### SET PROBLEM
Restate, exactly and without pictures, the lines from the start of the listing below through the line holding "ax2.set_yticks(np.arange(0, 3501, 500))".

Entries with chart source code
>> Begin
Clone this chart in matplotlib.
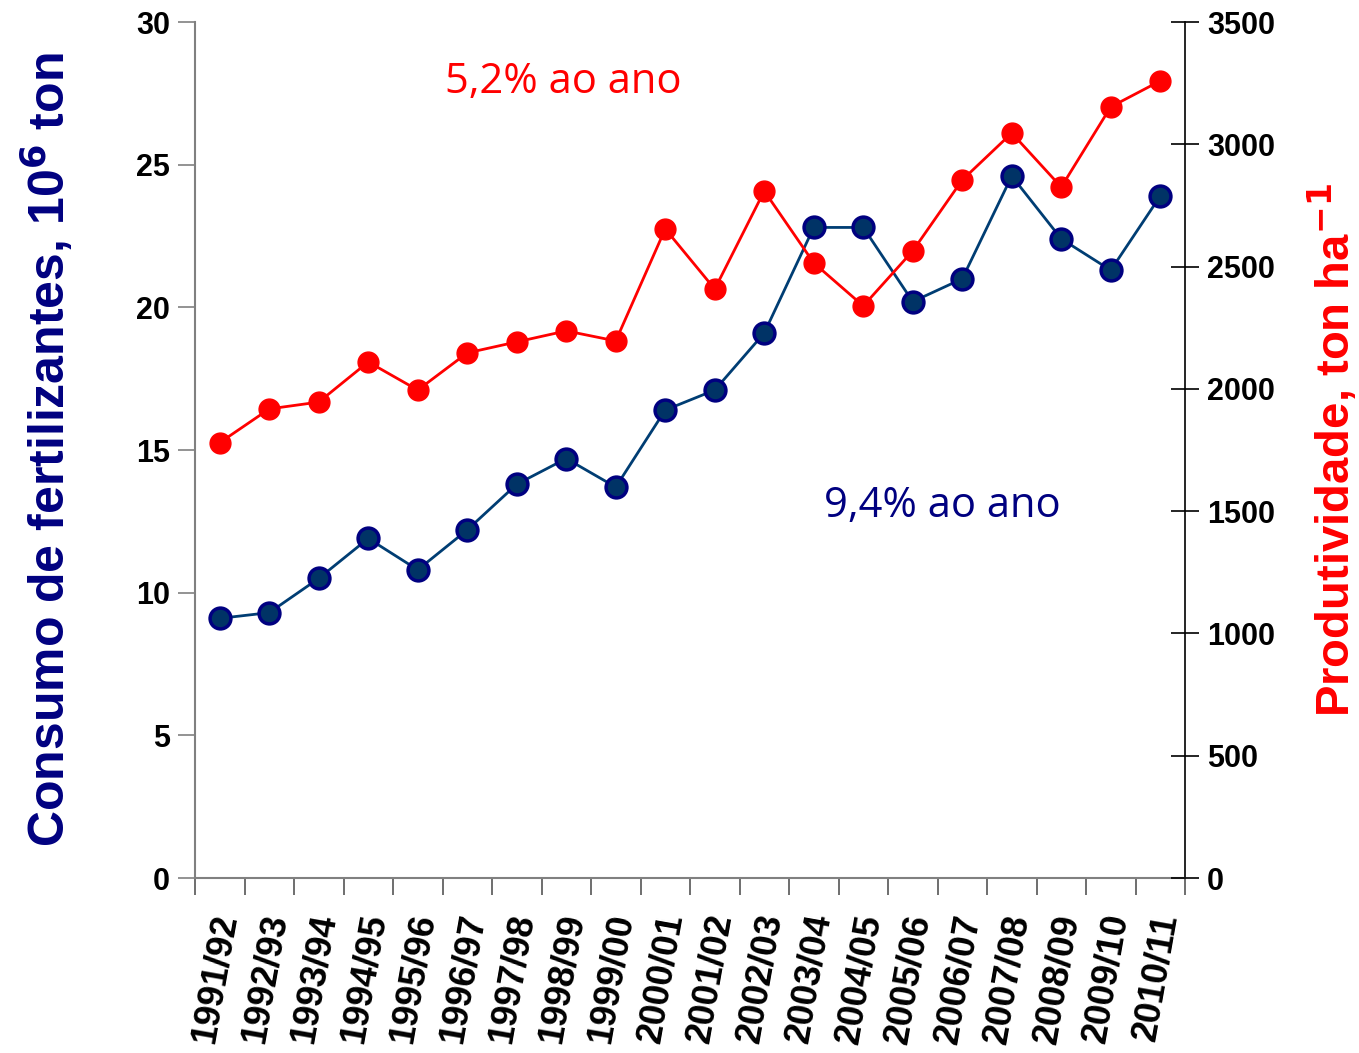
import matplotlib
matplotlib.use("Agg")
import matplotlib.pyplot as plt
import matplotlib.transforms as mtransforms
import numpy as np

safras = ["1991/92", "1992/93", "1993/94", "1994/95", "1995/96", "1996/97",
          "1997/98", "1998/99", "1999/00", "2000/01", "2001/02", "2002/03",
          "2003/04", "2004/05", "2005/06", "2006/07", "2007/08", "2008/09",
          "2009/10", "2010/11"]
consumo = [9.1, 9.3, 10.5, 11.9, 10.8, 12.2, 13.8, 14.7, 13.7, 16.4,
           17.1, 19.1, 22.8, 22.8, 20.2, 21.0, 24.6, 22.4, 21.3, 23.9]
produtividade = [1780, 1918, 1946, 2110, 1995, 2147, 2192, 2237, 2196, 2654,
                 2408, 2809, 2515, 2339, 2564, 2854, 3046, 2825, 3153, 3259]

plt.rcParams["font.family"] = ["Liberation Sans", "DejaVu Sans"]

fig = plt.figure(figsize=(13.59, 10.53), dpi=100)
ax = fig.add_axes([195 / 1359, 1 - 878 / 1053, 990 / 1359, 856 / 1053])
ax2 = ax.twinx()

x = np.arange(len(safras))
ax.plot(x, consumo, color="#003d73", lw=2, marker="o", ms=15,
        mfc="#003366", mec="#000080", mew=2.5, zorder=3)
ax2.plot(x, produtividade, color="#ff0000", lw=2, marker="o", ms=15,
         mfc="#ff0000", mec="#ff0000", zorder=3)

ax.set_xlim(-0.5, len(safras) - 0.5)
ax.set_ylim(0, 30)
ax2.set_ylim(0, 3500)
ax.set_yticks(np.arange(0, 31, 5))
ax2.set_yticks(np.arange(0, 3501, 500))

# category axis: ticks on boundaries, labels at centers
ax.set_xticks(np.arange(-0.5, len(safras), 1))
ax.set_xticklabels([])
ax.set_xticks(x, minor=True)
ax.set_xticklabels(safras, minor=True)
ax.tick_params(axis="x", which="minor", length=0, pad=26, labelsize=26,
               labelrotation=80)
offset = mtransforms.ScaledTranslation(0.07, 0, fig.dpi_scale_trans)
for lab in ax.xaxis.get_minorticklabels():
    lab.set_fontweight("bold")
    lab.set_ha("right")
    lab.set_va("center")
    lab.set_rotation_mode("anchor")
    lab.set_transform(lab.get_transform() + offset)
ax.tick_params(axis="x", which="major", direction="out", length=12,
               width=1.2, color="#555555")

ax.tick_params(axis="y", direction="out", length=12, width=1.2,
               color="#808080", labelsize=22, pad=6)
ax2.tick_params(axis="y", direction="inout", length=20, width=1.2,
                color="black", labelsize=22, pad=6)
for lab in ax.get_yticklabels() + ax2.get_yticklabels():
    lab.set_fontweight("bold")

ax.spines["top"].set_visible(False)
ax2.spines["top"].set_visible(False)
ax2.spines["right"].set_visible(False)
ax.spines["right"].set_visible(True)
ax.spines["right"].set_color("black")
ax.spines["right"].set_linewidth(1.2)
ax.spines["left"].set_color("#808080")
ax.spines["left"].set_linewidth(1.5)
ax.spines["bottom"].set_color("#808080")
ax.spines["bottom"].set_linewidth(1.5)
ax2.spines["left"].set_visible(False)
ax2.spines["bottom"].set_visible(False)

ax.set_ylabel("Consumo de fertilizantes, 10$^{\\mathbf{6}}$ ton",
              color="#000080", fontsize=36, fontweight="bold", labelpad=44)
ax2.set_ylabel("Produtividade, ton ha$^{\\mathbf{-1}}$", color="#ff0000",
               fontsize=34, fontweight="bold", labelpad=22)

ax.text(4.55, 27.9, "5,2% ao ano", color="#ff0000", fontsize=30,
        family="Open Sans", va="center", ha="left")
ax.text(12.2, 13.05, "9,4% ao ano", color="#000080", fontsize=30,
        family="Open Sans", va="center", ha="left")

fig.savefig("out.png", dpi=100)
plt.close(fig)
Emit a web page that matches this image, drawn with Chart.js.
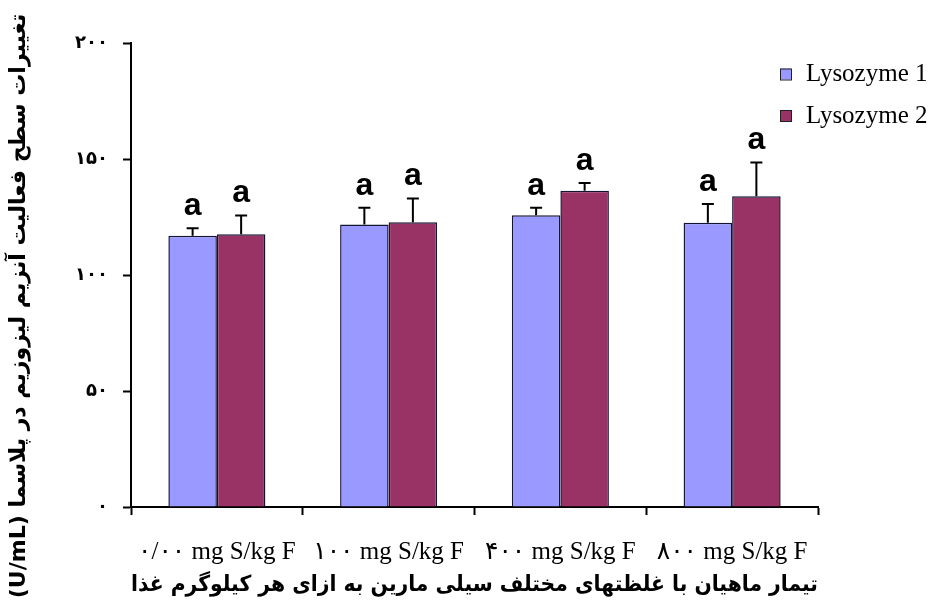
>> End
### EXERCISE ANSWER
Clone this chart in matplotlib.
import matplotlib
matplotlib.use("Agg")
import matplotlib.pyplot as plt
import matplotlib.transforms as mtransforms
import numpy as np

safras = ["1991/92", "1992/93", "1993/94", "1994/95", "1995/96", "1996/97",
          "1997/98", "1998/99", "1999/00", "2000/01", "2001/02", "2002/03",
          "2003/04", "2004/05", "2005/06", "2006/07", "2007/08", "2008/09",
          "2009/10", "2010/11"]
consumo = [9.1, 9.3, 10.5, 11.9, 10.8, 12.2, 13.8, 14.7, 13.7, 16.4,
           17.1, 19.1, 22.8, 22.8, 20.2, 21.0, 24.6, 22.4, 21.3, 23.9]
produtividade = [1780, 1918, 1946, 2110, 1995, 2147, 2192, 2237, 2196, 2654,
                 2408, 2809, 2515, 2339, 2564, 2854, 3046, 2825, 3153, 3259]

plt.rcParams["font.family"] = ["Liberation Sans", "DejaVu Sans"]

fig = plt.figure(figsize=(13.59, 10.53), dpi=100)
ax = fig.add_axes([195 / 1359, 1 - 878 / 1053, 990 / 1359, 856 / 1053])
ax2 = ax.twinx()

x = np.arange(len(safras))
ax.plot(x, consumo, color="#003d73", lw=2, marker="o", ms=15,
        mfc="#003366", mec="#000080", mew=2.5, zorder=3)
ax2.plot(x, produtividade, color="#ff0000", lw=2, marker="o", ms=15,
         mfc="#ff0000", mec="#ff0000", zorder=3)

ax.set_xlim(-0.5, len(safras) - 0.5)
ax.set_ylim(0, 30)
ax2.set_ylim(0, 3500)
ax.set_yticks(np.arange(0, 31, 5))
ax2.set_yticks(np.arange(0, 3501, 500))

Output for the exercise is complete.